A operação lava jato como panaceia
Luiz Mário Guerra e Delmar Siqueira*
De toda efervescência criativa das ruas dos últimos dias, um grito de ordem ganha força: “a Lava Jato é Nossa!”. A Operação, deflagrada em março de 2014, ganhou o gosto popular. Sua temática apetitosa, somada a um sem número de prisões espetaculares, leva a população à sensação de estar vivendo numa espécie de reality show policial. Embora não seja crível concordar com os anseios da sociedade por linchamentos públicos, não é difícil entender o sentimento que afeta a população, mormente por toda crise ética e política por que atravessa o país.
Durante as fases do terror e do grande terror, na França do século XVIII, quando a sede de sangue enfim foi saciada, mais de 5 mil pessoas já haviam sido levadas à guilhotina, incluindo os próprios precursores da Revolução. Assim como o grande terror, a Lava Jato será registrada pela história como um fenômeno necessário à transformação social. Mas, a que custo?
Elevar a Operação ao status de entidade é ignorar que o seu produto final será, necessariamente, a soma de todas as partículas de trabalho de centenas de profissionais de investigação, acusação, defesa e julgamento. Todos eles falhos, porquanto humanos. A infalibilidade do Direito Penal constitui, pois, mera utopia. Vale lembrar que toda falha do Estado nesse terreno resulta necessariamente em crueldade contra o acusado. Afinal, a persecução penal, independentemente do seu desfecho, constitui uma pena em si.
Não por menos, o renomado jurista italiano Francesco Carnelutti cravou que “a absolvição do acusado é a falência do processo penal”. Isto porque, é este o momento em que o Estado reconhece ter arruinado a vida do acusado para, ao cabo do processo, declará-lo inocente, decreto que encerra irreparável incoerência para as finalidades de um Estado civil.
Não se pretende com este pequeno texto demonizar uma operação tão útil ao país. No entanto, é possível atestar que toda pluralidade ampla de acusados carrega, invariavelmente, um grupo de imputados que pagará a pena de responder a um processo penal simplesmente por estar no lugar ou na hora errada. Seria então o erro judiciário o inafastável preço da efetividade do Direito Penal? A resposta negativa se impõe, na medida em que a racionalidade e a qualidade da tutela jurisdicional definem a sua adequabilidade, bem como a sua utilidade para a sociedade. Se a Lava Lato, “é nossa”, muito mais nossa é a jurisdição estatal, serviço público que encerra uma das maiores conquistas resultantes dos processos democráticos nos últimos cinco mil anos.

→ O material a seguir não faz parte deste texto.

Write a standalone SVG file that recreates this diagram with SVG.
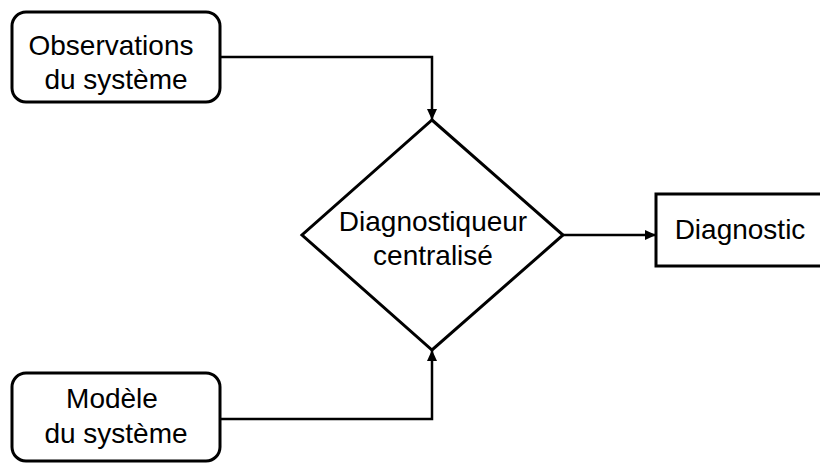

A par disto, o Poder Judiciário já não consegue metabolizar processos de natureza vária, enquanto patrimônio, liberdade e vida se esvaem no curso de processos sem fim. Nem por isso são vistas manifestações populares pela melhoria da jurisdição estatal enquanto serviço público. Afinal, a Lava Jato, com a sua sedutora temática, ocupou todos os espaços e virou, enfim, uma espécie de vedete nacional.
Não se espere que a Operação venha a parir um Brasil menos desigual, tampouco curar todos os males que afetam o país. Todavia, conduzida pelos valores decorrentes do devido processo legal, sem vaidades ou exageros e norteada tão-somente por critérios de justiça e democracia, a Lava Jato poderá deixar um excelente legado paradigmático à jurisdição estatal. É o que, coerentemente, se pode esperar dela.